A footnote in the 2012 US Model BIT also states that “Article 5 [Minimum Standard of Treatment] shall be interpreted in accordance with Annex A.” Annex A reads as follows:
The Parties confirm their shared understanding that “customary international law” generally and as specifically referenced in Article 5 [Minimum Standard of Treatment] and Annex B [Expropriation] results from a general and consistent practice of States that they follow from a sense of legal obligation. With regard to Article 5 [Minimum Standard of Treatment], the customary international law minimum standard of treatment of aliens refers to all customary international law principles that protect the economic rights and interests of aliens.
Prime Minister Soto is intrigued by these differences and asks you the following questions:
1. What might explain the change that occurred in the text of the FET clause in the US’s 2012 Model BIT from that which was included in the US’s 1994 Model BIT?
2. Do these FET provisions seem vague to you as a policy analyst? What are the advantages and disadvantages of having a more or less vague Fair and Equitable Treatment Standard provision for the interests of both Rendonia and Parra Petroleum?
Prime Minister Soto again expresses to you her deepest gratitude for the quality of your analysis. Prime Minister Soto then reviews with you her own personal sacrifices made toward the achievement of Rendonia’s Independence as well as the significant losses suffered by the people of Rendonia in their hard-fought campaign against colonial rule. But given your response in Part 2, with even greater urgency, yet with the elegance and wisdom of a woman seasoned by decades of diligent study and personal trials, she presses you on your views regarding the following questions:
1. How would signing multiple BITs potentially impact Rendonia’s adolescent democratic institutions?
2. How might signing multiple BITs potentially impact the Rendonian public’s view of Rendonia’s democracy?
3. How might signing multiple BITs potentially impact the views of other states and potential foreign investors regarding Rendonia’s democracy?

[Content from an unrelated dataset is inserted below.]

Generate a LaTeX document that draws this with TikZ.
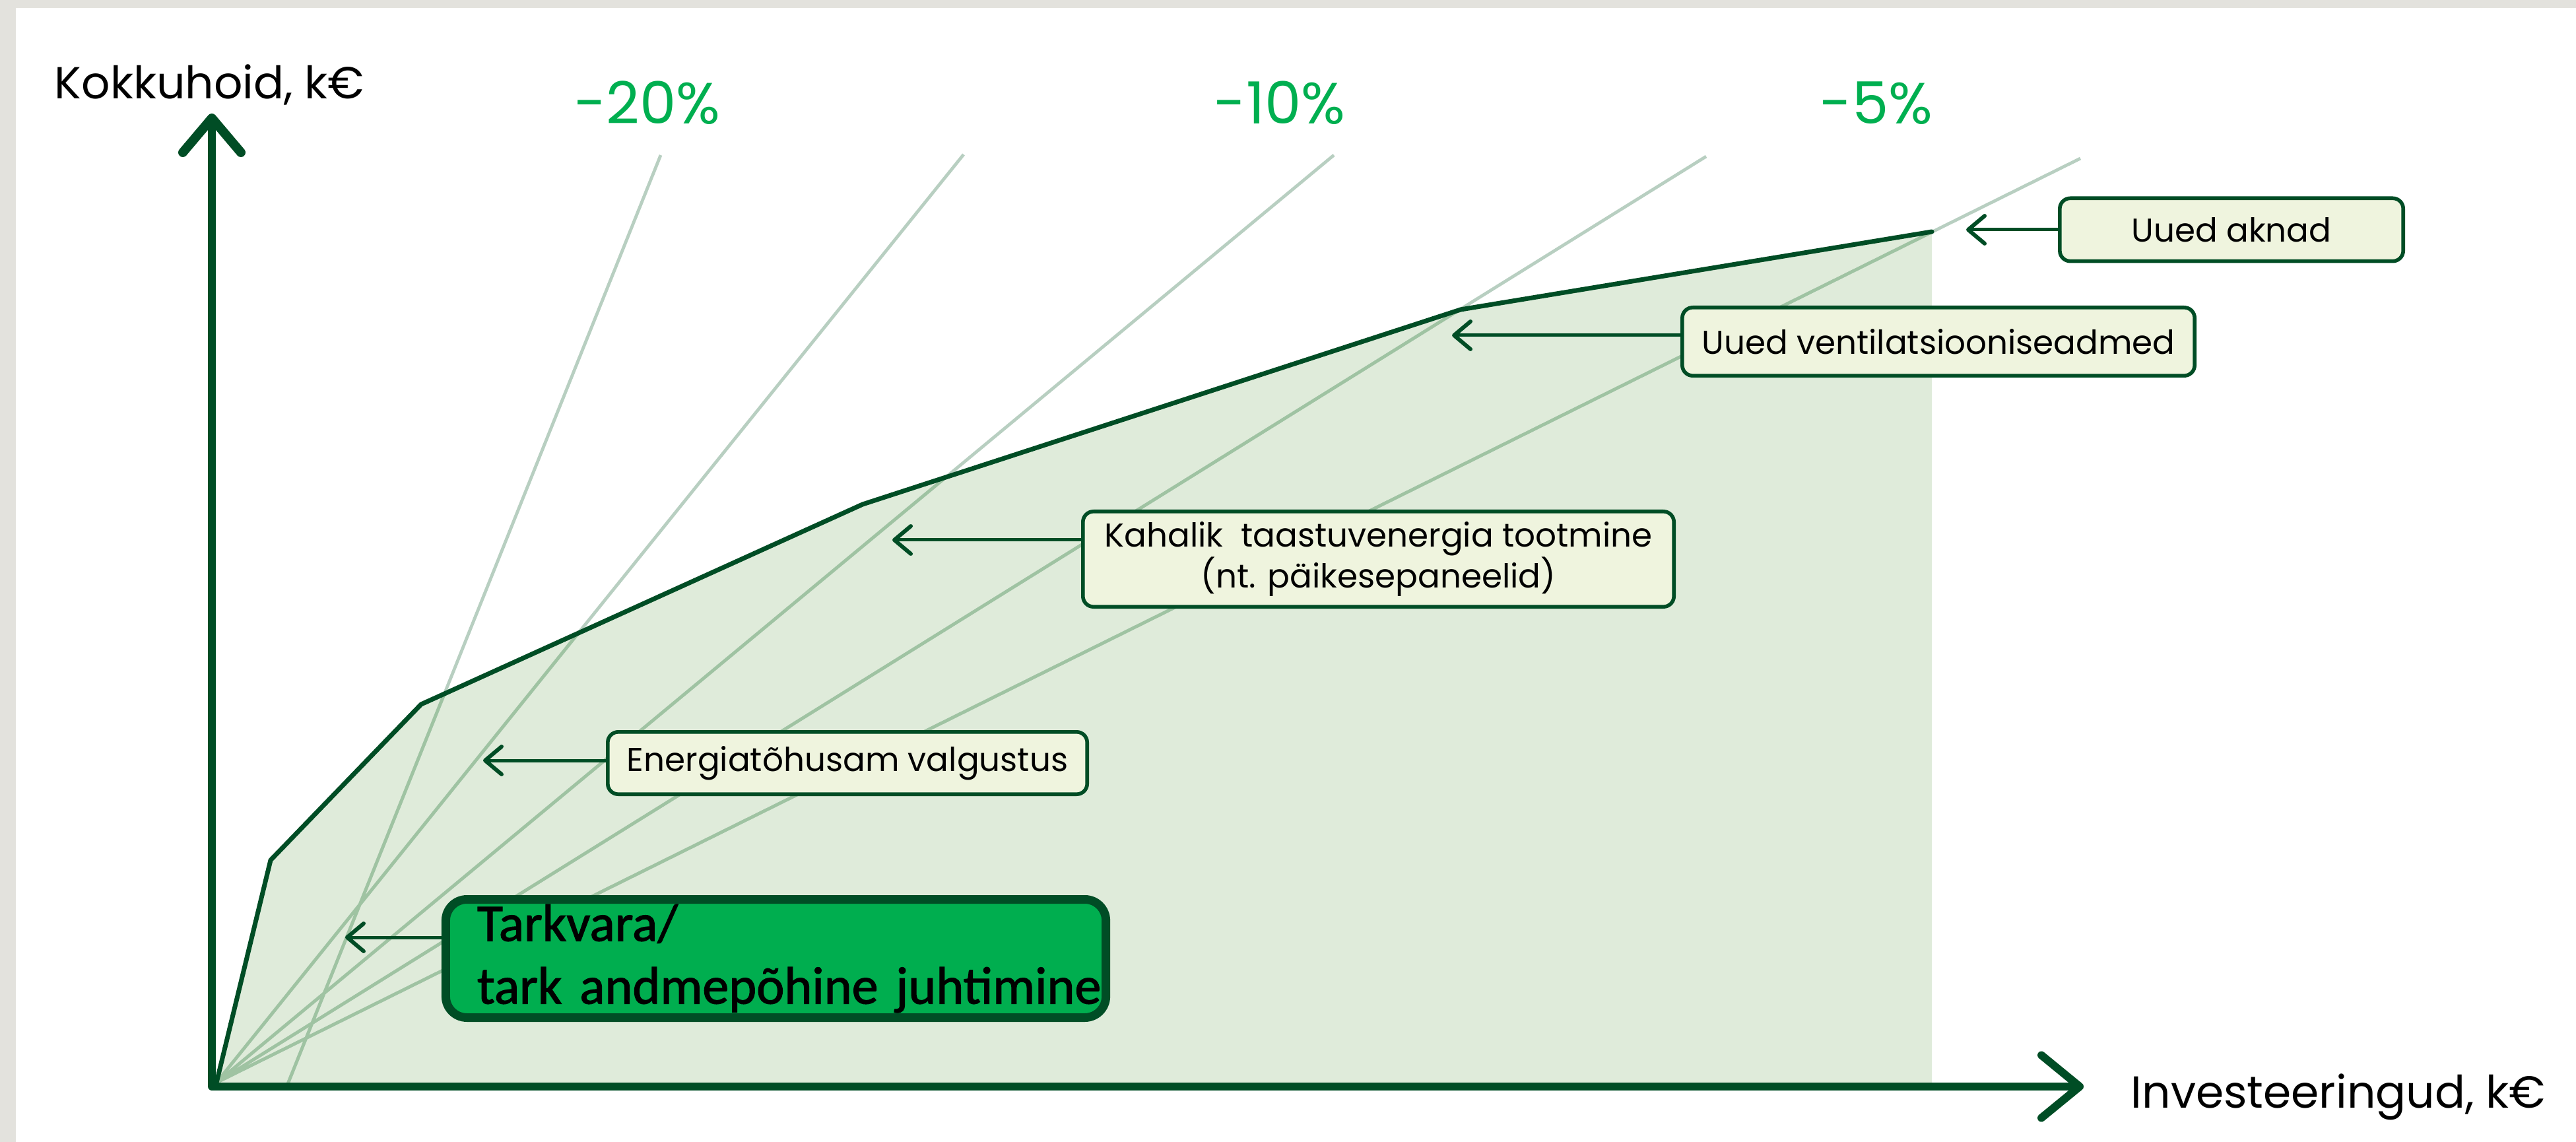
\documentclass[tikz,border=0pt]{standalone}
\usepackage{fontspec}
\setmainfont{Poppins}
\newfontfamily\carlito[FakeBold=1.5]{Carlito}
\usetikzlibrary{arrows.meta}
\definecolor{dg}{HTML}{004D25}
\definecolor{fillg}{HTML}{DFEBDA}
\definecolor{rayout}{HTML}{B8CFC1}
\definecolor{rayin}{HTML}{9FC3A2}
\definecolor{boxf}{HTML}{EFF4DE}
\definecolor{brightg}{HTML}{00AE4F}
\definecolor{pctg}{HTML}{00AF50}
\definecolor{paper}{HTML}{E3E2DD}
\begin{document}
\begin{tikzpicture}[x=0.25pt,y=-0.25pt,
  lbox/.style={draw=dg, line width=1.4pt, fill=boxf, rounded corners=4pt, inner sep=0pt,
    font=\fontsize{12.5}{15.5}\selectfont, align=center},
  callout/.style={draw=dg, line width=1.25pt, line cap=round,
    -{Straight Barb[length=6.25pt,width=10.5pt,line width=1.5pt,round]}},
  ray/.style={line width=1.2pt},
  pct/.style={text=pctg, font=\fontsize{22}{26}\selectfont, anchor=base},
  axlabel/.style={font=\fontsize{17}{20}\selectfont, anchor=base west, inner sep=0pt},
]
% background
\fill[paper] (0,0) rectangle (3903,1730);
\fill[white] (24,12) rectangle (3903,1730);
\useasboundingbox (0,0) rectangle (3903,1730);

% coordinates
\coordinate (O) at (328,1640);
\coordinate (O2) at (436,1642);
\coordinate (e1) at (1001,235);
\coordinate (e2) at (1460,234);
\coordinate (e3) at (2021,235);
\coordinate (e4) at (2585,237);
\coordinate (e5) at (3152,240);
\coordinate (v1) at (410,1303);
\coordinate (v2) at (638,1067);
\coordinate (v3) at (1307,764);
\coordinate (v4) at (2213,469);
\coordinate (v5) at (2927,351);
\coordinate (v6) at (2927,1640);

% fill area
\fill[fillg] (O) -- (v1) -- (v2) -- (v3) -- (v4) -- (v5) -- (v6) -- cycle;
% rays
\draw[ray, rayout] (O2) -- (e1) (O) -- (e2) (O) -- (e3) (O) -- (e4) (O) -- (e5);
\begin{scope}
  \clip (O) -- (v1) -- (v2) -- (v3) -- (v4) -- (v5) -- (v6) -- cycle;
  \draw[ray, rayin] (O2) -- (e1) (O) -- (e2) (O) -- (e3) (O) -- (e4) (O) -- (e5);
\end{scope}
% curve
\draw[dg, line width=1.75pt, line join=round, line cap=round]
  (O) -- (v1) -- (v2) -- (v3) -- (v4) -- (v5);

% axes
\coordinate (ytop) at (321,172);
\coordinate (corner) at (321,1646);
\coordinate (xend) at (3157,1646);
\draw[dg, line width=3pt, line join=round,
  {Straight Barb[length=13pt,width=22pt,line width=3.5pt,round]}-{Straight Barb[length=14.5pt,width=23.75pt,line width=3pt,round]}]
  (ytop) -- (corner) -- (xend);

% percent labels
\node[pct] (p20) at (981,188) {-20\%};
\node[pct] (p10) at (1939,188) {-10\%};
\node[pct] (p5) at (2843,188) {-5\%};

% axis labels
\node[axlabel] (ylab) at (82,150) {Kokkuhoid, k€};
\node[axlabel] (xlab) at (3228,1678) {Investeeringud, k€};

% boxes
\node[lbox, minimum width=130.1pt, minimum height=23.85pt] (aknad) at (3381,348) {Uued aknad};
\node[lbox, minimum width=194.1pt, minimum height=25.85pt] (vent) at (2937,517.5) {Uued ventilatsiooniseadmed};
\node[lbox, minimum width=223.85pt, minimum height=36.1pt] (kahalik) at (2088.5,847) {Kahalik\ \ taastuvenergia tootmine\\(nt. päikesepaneelid)};
\node[lbox, minimum width=181.6pt, minimum height=23.6pt] (energia) at (1284,1156) {Energiatõhusam valgustus};
\node[draw=dg, line width=3.25pt, fill=brightg, rounded corners=8pt, inner xsep=11.9pt, inner ysep=0pt,
  text width=226.25pt, align=left, minimum height=44.75pt,
  font=\carlito\fontsize{20}{23.75}\selectfont] (tarkvara) at (1175.5,1452)
  {Tarkvara/\\\mbox{tark andmepõhine juhtimine}};

% callout arrows
\coordinate (tA) at (2979,348);
\coordinate (tV) at (2200,508);
\coordinate (tK) at (1352,818);
\coordinate (tE) at (732,1152);
\coordinate (tT) at (523,1420);
\draw[callout] (aknad.west |- tA) -- (tA);
\draw[callout] (vent.west |- tV) -- (tV);
\draw[callout] (kahalik.west |- tK) -- (tK);
\draw[callout] (energia.west |- tE) -- (tE);
\draw[callout] (tarkvara.west |- tT) -- (tT);
\end{tikzpicture}
\end{document}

As you conclude your remarks under Part 3, the Minister of Internal Affairs, Howie Kendrick, bursts into Prime Minister Soto’s office and disrupts your meeting. After speaking in confidences with Kendrick, Prime Minister Soto returns to reveal to you the reason for the interruption. A local NGO associated with the Robles indigenous group has just released a report revealing Scherzer Petroleum’s gross negligence in disposing of waste-water used in its petroleum refining operations, which, if true, would be in violation of Rendonian law. Soto relates that said disposal has severely contaminated the Long River, which runs through the heart of Robles community land, and from which the Robles indigenous community obtains 80% of its drinking water. Soto is furious and asks your opinion on the following matters:
1. If Rendonia terminates immediately its concession agreement with Scherzer Petroleum, what are Scherzer’s legal options under Rendonia’s BIT with the Strasburg Empire?
2. Would a cancellation of the concession does contract likely constitute a violation of the Rendonia-Strasburg BIT?
3. Approximately how long do these types of cases take to be resolved?
4. Approximately how much would it cost Rendonia to defend itself, given the costs of other similar cases?
5. What do you think the likely outcome of the case would be? Why?